Ce troisième volet de cette série consacrée au "Petit Peuple" de Brocéliande est, vous l'aurez compris, une véritable réussite tant narrative que graphique. Après un premier volume intéressant mais au résultat mitigé puis un second très décevant, il semble que la série trouve enfin son rythme, mais c'est aussi le risque inhérent à ce genre de série composée d'une succession de "one shot" d'auteurs et de dessinateurs différents, plus ou moins doués, plus ou moins convainquant, plus ou moins "dans" leur sujet.
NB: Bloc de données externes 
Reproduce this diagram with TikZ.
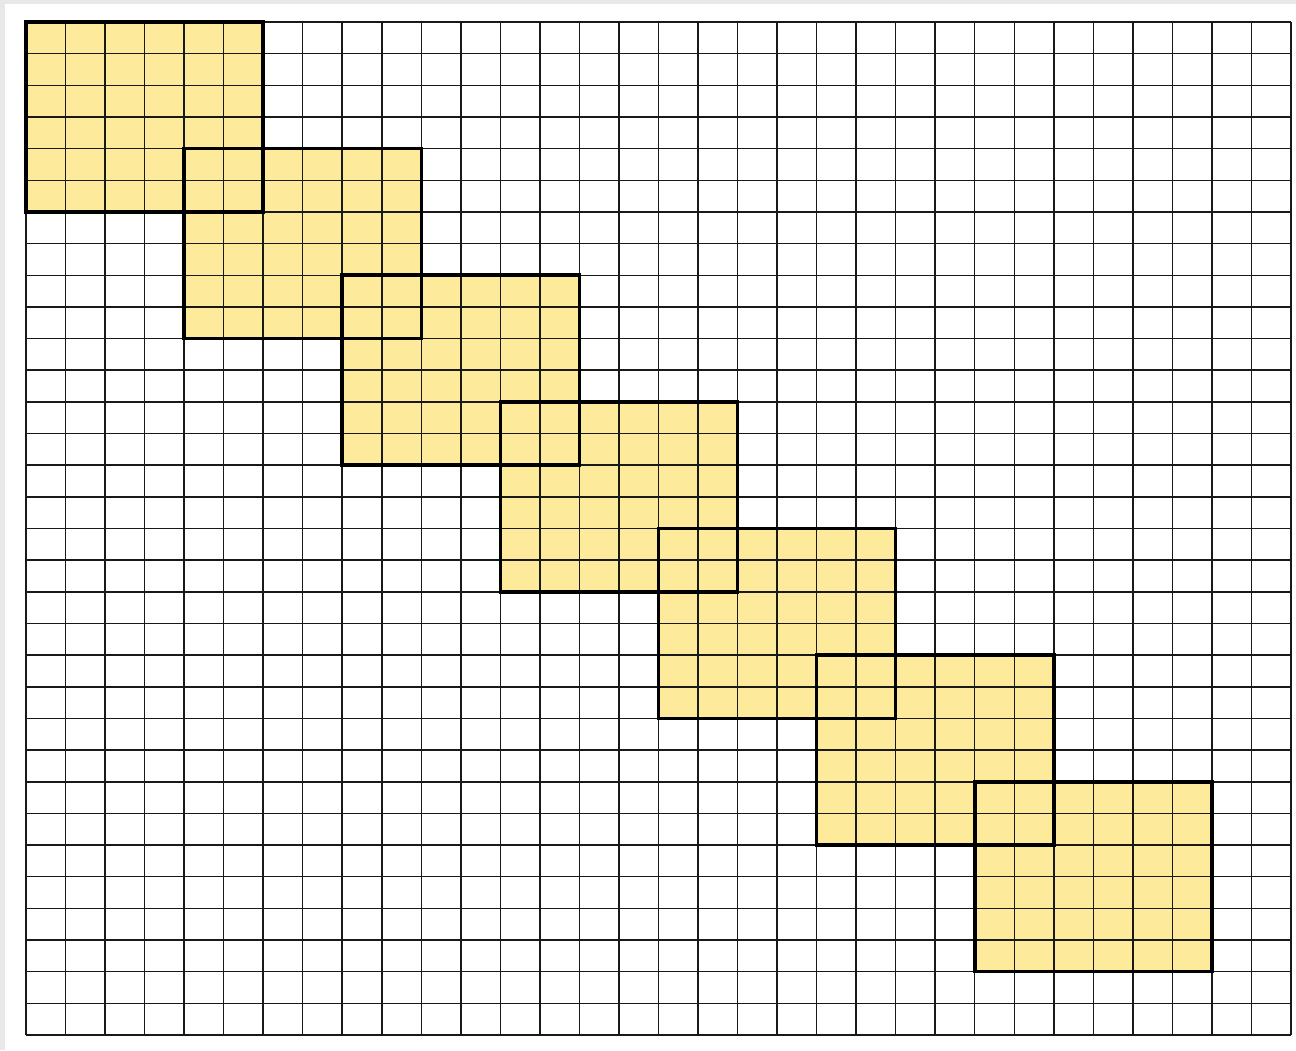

Ne boudons pas notre plaisir, Jarry nous embarque très loin vers ces rivages de l'enfance où rêve et réalité sont incontournablement entremêlés, puisant aussi avec discernement et finesse au plus profond de nos imaginaires universels tout en sachant évoquer avec tact mais sans concession le monde des adultes, celui des drames, des violences - publiques ou privées, sociales, familiales, économiques, historiques -, des mensonges - il s'en trouve ici un panel incroyable de nuances -, des faux-semblants ou des faux-fuyants dont nos chères "petites têtes blondes" sont si souvent les témoins involontaires mais bien moins innocents, ignorants qu'on se plait trop souvent à le croire, pour se rassurer. Mais cette trame et tous ses composés n'auraient su atteindre leur but sans le magistral dessin de Djief, lequel allie un semi-réalisme très sûr à une poésie très forte du détail - il suffit de bien regarder la couverture de ce Jardin aux Moines pour se convaincre de la richesse des décors, de cette faune et de cette flore tour à tour réaliste ou fantastique : l'entièreté de l'album est du même tonneau, et l'on ne se lasse pas d'aller y abreuver le regard (jetez un oeil du côté du dragon de l'histoire : il est de toute splendeur) ! - mais, ne soyons pas injuste ni oublieux, ce superbe dessin ne saurait traduire autant de force ni de beauté sans la délicatesse et l'exactitude des couleurs d'
Elodie Jacquemoire que l'on savait douée mais qui se surpasse ici, indubitablement. Une très belle réussite, même en ayant l'oeil parfois un peu sévère - injuste ? - du "local de l'étape"...
Plutôt que d'ergoter laissons-nous tout simplement accompagner par trois auteurs inspirés, pour nous promener dans les bois, voir si nos loups intimes n'y sont pas.